Another dissatisfying point: a scene of Katsumoto turning poetic at the sight of a cherry tree slams the work to a halt, especially because the sequence follows a brilliantly edited one, where Nathan proves his loyalty to the samurai during a night attack by the Emperor's men.
"The Last Samurai" is shallow, therefore, in a sense, but Watanabe's performance as the majestic and canny samurai is often arresting. His command over his body language is as strong as his control over the fighters he leads. Koyuki is interesting as a grave widow tormented by unsaid feelings of affection.
Cruise, well, is still Tom Cruise, and as one critic said, "the man will never win an Oscar". Yes, Cruise is getting better at being Cruise. And so he will always be a star, not an actor.
This 41-year-old star has played a variety of parts in his two-decades-plus career: "Born on the Fourth of July", "Top Gun", "Mission Impossible", "Eyes Wide Shut" (with his then wife, Nicole Kidman) and "Vanilla Sky".
What is remarkable, though, about the star is his ability to stay clear of Hollywood controversies (except for a brief while during his divorce). He is a diplomat.

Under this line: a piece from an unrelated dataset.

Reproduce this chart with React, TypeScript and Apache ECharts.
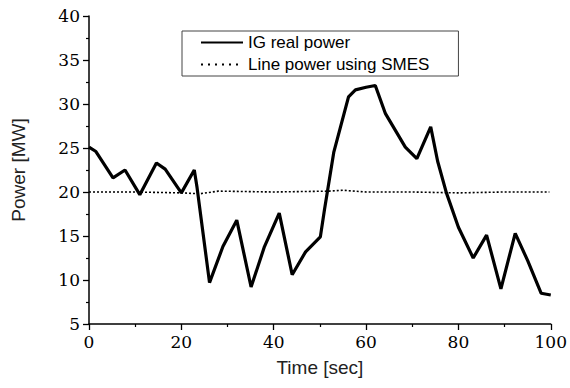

Zwick said that Cruise was extraordinarily disciplined during the shoot. "Tom makes the set very easy, and at the same time I've never seen an actor as disciplined or as dedicated. Working with him was exactly as had been advertised to me by other directors who had worked with him: Cameron Crowe ("Jerry Maguire") and Sidney Pollack ("The Firm"). Tom was the first one on the set and the last to leave every day, which is unheard of. It wasn't only learning Japanese and the Eastern culture, but the spiritual and physical discipline he put himself through was incredible. And he did all his own stunts."
One also remembers reading in newspapers about his kind gesture at helping a New Zealand family, which was stranded on a lonely highway. Cruise got their car started.
But, all this may not help Cruise win the Academy Award. For, whatever be his image in Hollywood, it is Watanabe who steals the acting honours in "The Last Samurai". The picture is worth the time and money for this man's portrayal of a lost culture.